§ Source data
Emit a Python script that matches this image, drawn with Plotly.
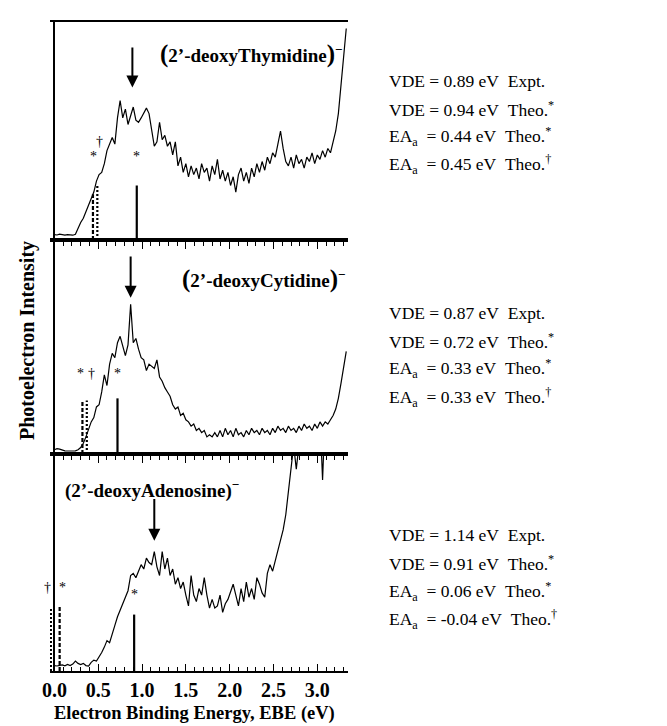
import plotly.graph_objects as go

# ---------------- data ----------------
EBE = [
    0.00, 0.03, 0.06, 0.09, 0.12, 0.15, 0.18, 0.21, 0.24, 0.27,
    0.30, 0.33, 0.36, 0.39, 0.42, 0.45, 0.48, 0.51, 0.54, 0.57,
    0.60, 0.63, 0.66, 0.69, 0.72, 0.75, 0.78, 0.81, 0.84, 0.87,
    0.90, 0.93, 0.96, 0.99, 1.02, 1.05, 1.08, 1.11, 1.14, 1.17,
    1.20, 1.23, 1.26, 1.29, 1.32, 1.35, 1.38, 1.41, 1.44, 1.47,
    1.50, 1.53, 1.56, 1.59, 1.62, 1.65, 1.68, 1.71, 1.74, 1.77,
    1.80, 1.83, 1.86, 1.89, 1.92, 1.95, 1.98, 2.01, 2.04, 2.07,
    2.10, 2.13, 2.16, 2.19, 2.22, 2.25, 2.28, 2.31, 2.34, 2.37,
    2.40, 2.43, 2.46, 2.49, 2.52, 2.55, 2.58, 2.61, 2.64, 2.67,
    2.70, 2.73, 2.76, 2.79, 2.82, 2.85, 2.88, 2.91, 2.94, 2.97,
    3.00, 3.03, 3.06, 3.09, 3.12, 3.15, 3.18, 3.21, 3.24, 3.27,
    3.30, 3.33,
]

THYMIDINE = [
    2.5, 2.3, 2.7, 2.4, 2.2, 2.5, 2.3, 2.2, 2.6, 5.5,
    8, 10, 13, 15.5, 19, 22, 27, 30, 31, 35,
    41, 44, 47, 44, 56, 64, 56, 60, 53, 57,
    61, 55, 54, 56, 58, 60.5, 58, 51, 43, 45,
    54, 46, 48, 43, 45, 39, 45, 34, 38, 31,
    35, 29, 34, 30, 33, 28, 35, 31, 33, 27,
    34, 30, 37, 28, 32, 27, 31, 25, 29, 22,
    30, 33, 27, 31, 26, 33, 29, 35, 31, 36,
    32, 38, 35, 40, 38, 44, 50, 42, 36, 34,
    38, 33, 39, 35, 37, 33, 38, 36, 40, 35,
    39, 37, 41, 38, 42, 40, 45, 50, 58, 70,
    84, 97,
]

CYTIDINE = [
    2.0, 2.5, 2.3, 1.8, 1.5, 1.4, 1.3, 1.4, 1.5, 2.0,
    3, 5, 8, 12, 15, 17, 22, 23, 29, 37,
    32, 42, 47, 45, 52, 55, 50, 46, 51, 70,
    52, 54, 49, 45, 44, 39, 42, 41, 40, 44,
    36, 34, 31, 29, 27, 23, 21, 22, 18, 19,
    16, 15, 13, 14, 11, 12, 10, 11, 8, 9,
    8, 10, 8, 11, 8, 12, 9, 11, 8, 12,
    9, 10, 8, 11, 9, 12, 10, 11, 9, 12,
    10, 11, 9, 12, 10, 13, 11, 12, 10, 13,
    11, 12, 10, 13, 11, 14, 12, 13, 11, 14,
    12, 15, 13, 15, 14, 16, 18, 21, 26, 33,
    40, 48,
]

ADENOSINE = [
    2.5, 2.3, 2.6, 2.8, 2.4, 3.0, 2.5, 3.2, 4.6, 3.5,
    3.0, 3.5, 2.5, 2.3, 4.0, 5.0, 4.6, 6.5, 8.5, 11,
    14, 13, 17.5, 21, 25, 28, 31, 34, 37, 44,
    45, 43, 46, 49, 47, 52, 50, 49, 55, 48,
    44, 55, 47, 52, 44, 47, 40, 43, 38, 41,
    35, 30, 44, 35, 32, 38, 35, 43, 35, 29,
    33, 29, 30, 35, 27, 31, 33, 37, 40, 35,
    30, 38, 32, 41, 34, 38, 33, 43, 40, 36,
    34, 45, 49, 46, 51, 55, 60, 65, 72, 83,
    95, 104, 93, 110, 115, 112, 118, 115, 120, 118,
    120, 118, 88, 120, 122, 120, 125, 122, 125, 125,
    125, 125,
]

SPECTRA = [THYMIDINE, CYTIDINE, ADENOSINE]

VDE_EXPT = [0.89, 0.87, 1.14]          # arrows
VDE_THEO = [0.94, 0.72, 0.91]          # solid sticks (*)
EA_STAR = [0.44, 0.32, 0.06]           # dashed sticks (*)
EA_DAGGER = [0.49, 0.37, -0.04]        # dotted sticks (dagger)
SOLID_H = [25, 26, 26]
DASH_H = [21, 25, 30]
DOT_H = [25, 25, 29]
ARROW_TAIL = [89, 93, 80]
ARROW_TIP = [70, 73, 60]

TEXT_VDE_EXPT = ["0.89", "0.87", "1.14"]
TEXT_VDE_THEO = ["0.94", "0.72", "0.91"]
TEXT_EA_STAR = ["0.44", "0.33", "0.06"]
TEXT_EA_DAGGER = ["0.45", "0.33", "-0.04"]

X_TICKS = [0.0, 0.5, 1.0, 1.5, 2.0, 2.5, 3.0]
X_TICK_TEXT = ["0.0", "0.5", "1.0", "1.5", "2.0", "2.5", "3.0"]

# ---------------- layout helpers ----------------
FIG_W, FIG_H = 667, 726
M_L, M_R, M_T, M_B = 42, 327, 14, 63
PW = FIG_W - M_L - M_R
PH = FIG_H - M_T - M_B


def paper_x(px):
    return (px - M_L) / PW


def paper_y(py):
    return (FIG_H - M_B - py) / PH


SERIF = "Liberation Serif"
DOMAINS = [[paper_y(232), 1.0], [paper_y(446), paper_y(232)], [0.0, paper_y(446)]]

fig = go.Figure()
annotations = []

for i in range(3):
    xa = "x" if i == 0 else f"x{i + 1}"
    ya = "y" if i == 0 else f"y{i + 1}"
    fig.add_trace(go.Scatter(x=EBE, y=SPECTRA[i], xaxis=xa, yaxis=ya, mode="lines",
                             line=dict(color="black", width=1.2), showlegend=False,
                             hoverinfo="skip"))
    fig.add_trace(go.Scatter(x=[VDE_THEO[i], VDE_THEO[i]], y=[0, SOLID_H[i]], xaxis=xa, yaxis=ya,
                             mode="lines", line=dict(color="black", width=2.2), showlegend=False))
    fig.add_trace(go.Scatter(x=[EA_STAR[i], EA_STAR[i]], y=[0, DASH_H[i]], xaxis=xa, yaxis=ya,
                             mode="lines", line=dict(color="black", width=2.2, dash="4px,2px"),
                             showlegend=False))
    fig.add_trace(go.Scatter(x=[EA_DAGGER[i], EA_DAGGER[i]], y=[0, DOT_H[i]], xaxis=xa, yaxis=ya,
                             mode="lines", line=dict(color="black", width=2.2, dash="2px,2px"),
                             showlegend=False))
    annotations.append(dict(x=VDE_EXPT[i], y=ARROW_TIP[i], ax=VDE_EXPT[i], ay=ARROW_TAIL[i],
                            xref=xa, yref=ya, axref=xa, ayref=ya, text="", showarrow=True,
                            arrowhead=2, arrowsize=1.2, arrowwidth=2, arrowcolor="black"))

mark_font = dict(family=SERIF, size=14, color="#000000")
label_specs = [
    (0, EA_STAR[0], 34, "*", 1),
    (0, EA_DAGGER[0], 41, "†", 2),
    (0, VDE_THEO[0], 34, "*", 0),
    (1, EA_STAR[1], 33, "*", -2),
    (1, EA_DAGGER[1], 33, "†", 5),
    (1, VDE_THEO[1], 33, "*", 0),
    (2, EA_DAGGER[2], 34, "†", -3),
    (2, EA_STAR[2], 34, "*", 3),
    (2, VDE_THEO[2], 31, "*", 0),
]
for p, x, y, t, xs in label_specs:
    xa = "x" if p == 0 else f"x{p + 1}"
    ya = "y" if p == 0 else f"y{p + 1}"
    annotations.append(dict(x=x, y=y, xref=xa, yref=ya, text=t, showarrow=False,
                            xshift=xs, font=mark_font, yanchor="bottom"))

title_font = dict(family=SERIF, size=19, color="black", weight="bold")
BIG = "<span style='font-size:25px'>{}</span>"
annotations.append(dict(x=paper_x(150), y=paper_y(46), xref="paper", yref="paper",
                        xanchor="left", yanchor="middle", showarrow=False, font=title_font,
                        text=BIG.format("(") + "2’-deoxyThymidine" + BIG.format(")") + "<sup>−</sup>"))
annotations.append(dict(x=paper_x(172), y=paper_y(271), xref="paper", yref="paper",
                        xanchor="left", yanchor="middle", showarrow=False, font=title_font,
                        text=BIG.format("(") + "2’-deoxyCytidine" + BIG.format(")") + "<sup>−</sup>"))
annotations.append(dict(x=paper_x(55), y=paper_y(481), xref="paper", yref="paper",
                        xanchor="left", yanchor="middle", showarrow=False, font=title_font,
                        text="(2’-deoxyAdenosine)<sup>−</sup>"))

txt_font = dict(family=SERIF, size=17.5, color="black")
NB = "\u00a0"
block_tops = [73, 305, 527]
line_gap = 28
for i in range(3):
    lines = [
        f"VDE = {TEXT_VDE_EXPT[i]} eV{NB}{NB}Expt.",
        f"VDE = {TEXT_VDE_THEO[i]} eV{NB}{NB}Theo.<sup>*</sup>",
        f"EA<sub>a</sub>{NB}{NB}= {TEXT_EA_STAR[i]} eV{NB}{NB}Theo.<sup>*</sup>",
        f"EA<sub>a</sub>{NB}{NB}= {TEXT_EA_DAGGER[i]} eV{NB}{NB}Theo.<sup>†</sup>",
    ]
    for k, line in enumerate(lines):
        annotations.append(dict(x=paper_x(379), y=paper_y(block_tops[i] + k * line_gap),
                                xref="paper", yref="paper", xanchor="left", yanchor="middle",
                                showarrow=False, font=txt_font, text=line))

annotations.append(dict(x=paper_x(19), y=paper_y(333), xref="paper", yref="paper",
                        textangle=-90, showarrow=False,
                        font=dict(family=SERIF, size=20, color="black", weight="bold"),
                        text="Photoelectron Intensity", xanchor="center", yanchor="middle"))
annotations.append(dict(x=paper_x(44), y=paper_y(705), xref="paper", yref="paper",
                        xanchor="left", yanchor="middle", showarrow=False,
                        font=dict(family=SERIF, size=18.5, color="black", weight="bold"),
                        text="Electron Binding Energy, EBE (eV)"))

layout = dict(
    width=FIG_W, height=FIG_H,
    margin=dict(l=M_L, r=M_R, t=M_T, b=M_B, pad=0),
    paper_bgcolor="white", plot_bgcolor="white",
    showlegend=False, annotations=annotations,
)

for i in range(3):
    xkey = "xaxis" if i == 0 else f"xaxis{i + 1}"
    ykey = "yaxis" if i == 0 else f"yaxis{i + 1}"
    ya = "y" if i == 0 else f"y{i + 1}"
    xa = "x" if i == 0 else f"x{i + 1}"
    bottom = i == 2
    layout[xkey] = dict(
        domain=[0, 1], anchor=ya, range=[-0.05, 3.35],
        showline=True, linecolor="black", linewidth=1.5, mirror=True,
        zeroline=True, zerolinecolor="black", zerolinewidth=1.5,
        showgrid=False,
        tickmode="array", tickvals=X_TICKS, ticktext=X_TICK_TEXT,
        ticks="inside" if bottom else "outside", ticklen=7, tickwidth=1.3, tickcolor="black",
        minor=dict(tickmode="linear", tick0=0, dtick=0.1, ticks="inside" if bottom else "outside",
                   ticklen=4, tickwidth=1, tickcolor="black", showgrid=False),
        showticklabels=bottom,
        tickfont=dict(family=SERIF, size=20, color="black", weight="bold"),
    )
    if i > 0:
        layout[xkey]["matches"] = "x"
    layout[ykey] = dict(
        domain=DOMAINS[i], anchor=xa, range=[0, 100],
        showline=False, zeroline=False, showgrid=False, showticklabels=False, ticks="",
    )

fig.update_layout(**layout)
fig.write_html("out.html")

§ Work required
Everything from the first line to the line with "import plotly.graph_objects as go" must be repeated exactly, and nothing else. Leave the pictures out.

§ Output of the exercise
Emit a Python script that matches this image, drawn with Plotly.
import plotly.graph_objects as go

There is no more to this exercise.